Plaza in Gaza

While the world watches as Obama tries to hold the Syrian government accountable to its war crimes and use of chemical weapons against the Syrian people, it makes me sad to remember the people of Gaza and the white phosphorus that was used against Palestinians in 2008 by the Israelis.

Just before I start, I wanted to show you Gaza on the map. Gaza is the small strip of land that borders with Egypt and Israel and has been separated from the Palestinians in the West Bank.


Gaza is one of the most densely populated areas in the world with more than 1.5 million people living in this small space. What has come of it as an aftermath of Israel’s ongoing persecution makes me very sad and Gaza today has become like one big prison. The Israeli’s have put an electronic fence around its borders to prevent people from going in or out and Israel controls both the airspace and territorial waters surrounding Gaza. More than one third of the people who are able and willing to work are unemployed and most of the Palestinians living there are either subsidized by the Palestinian government in the West Bank, Hamas or by the UN.

The tunnels existing between Egypt and Gaza, where goods would often be channeled into the country are slowly being destroyed and sealed over time for ‘security purposes’. These goods I’m talking about include civilian and humanitarian relief, like medical supplies, food and water. Only a quarter of households receive running water every day and even the ones lucky enough to access running water only have it for a few hours. Water extracted from the aquifers in Gaza is not safe for human consumption – the UN published a report recently saying 90% of this water is actually contaminated and not safe for humans to drink.

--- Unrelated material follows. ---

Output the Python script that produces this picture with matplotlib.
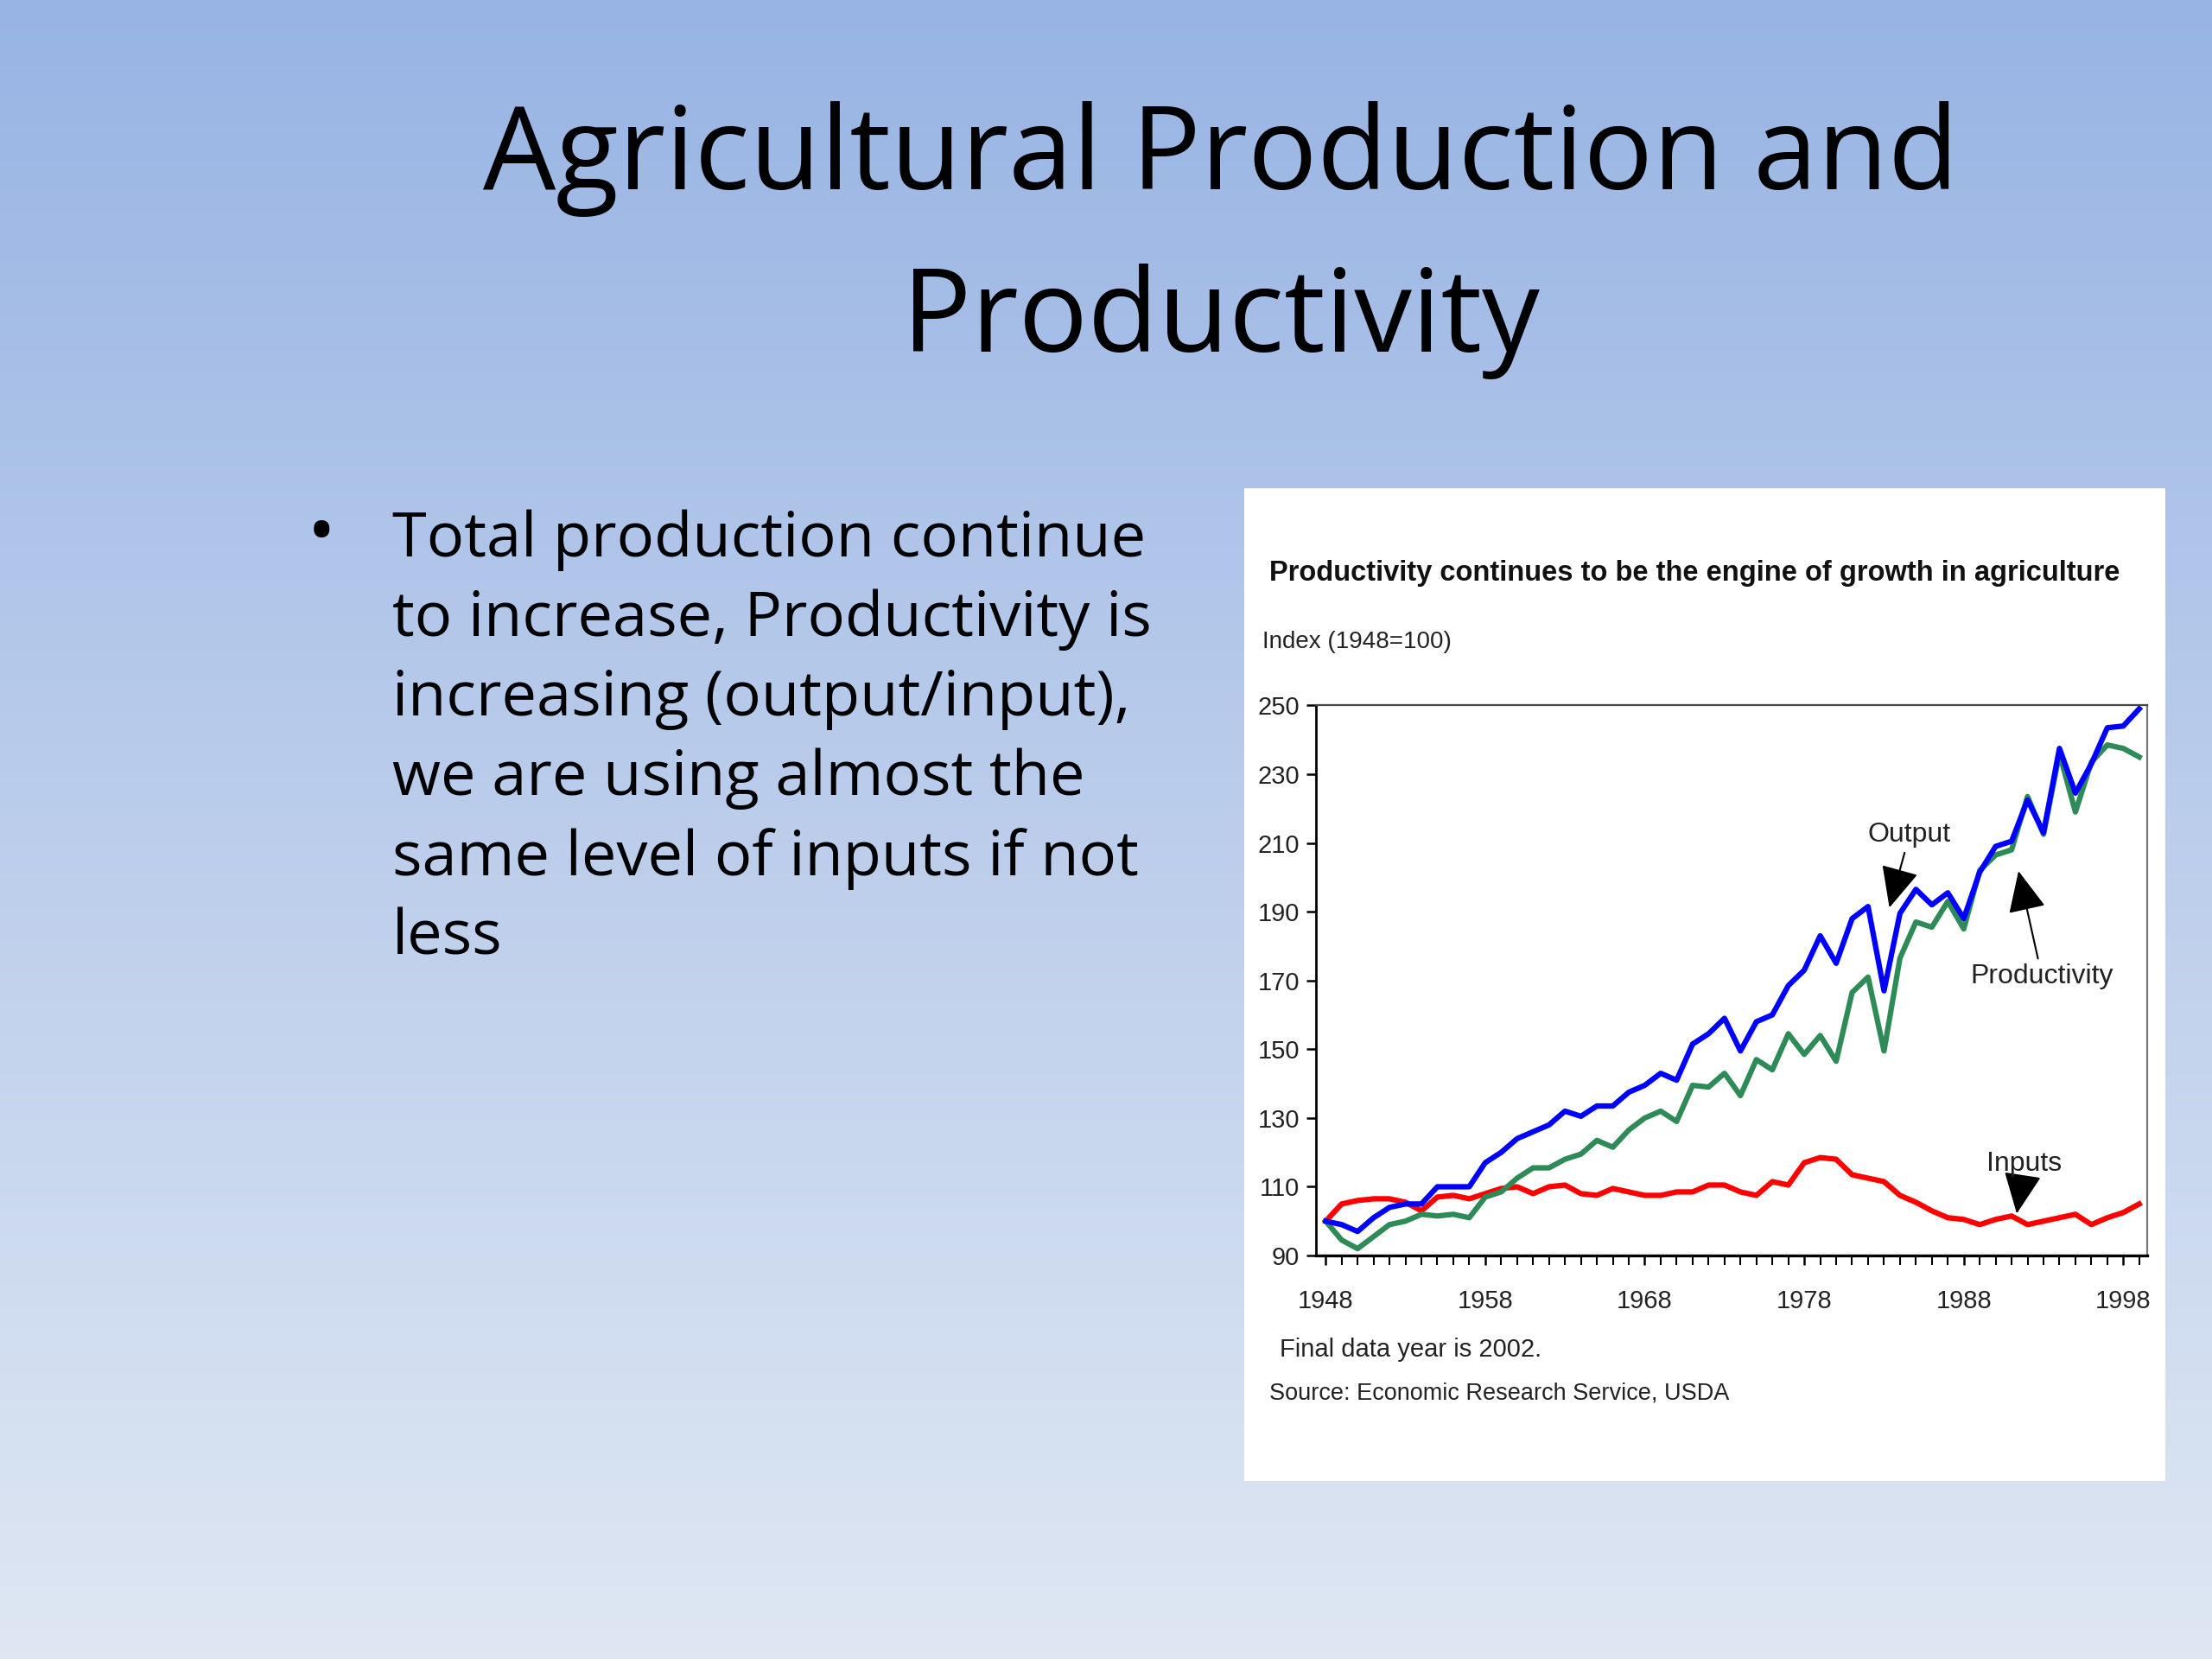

The Palestinians in Gaza do not have the opportunity to connect with family and friends in the West Bank, they are unable to look for job opportunities outside of their borders and do not have access to clean and safe drinking water. One of the UN Millennium Development Goals to be reached by 2015 talks about halving the number of people without access to safe drinking water. I hope Gaza becomes one of the areas they succeed in.

Why did I choose to write about Gaza today?

Because I wanted to give a voice to the people living imprisoned within their own borders. Whenever people wonder why there are movements to boycott Israeli products, why Palestinians become emotional and frustrated when talking about Israel and why there is hatred towards Israel in the first place, what happened and continues to happen in Gaza today is a very small example of why.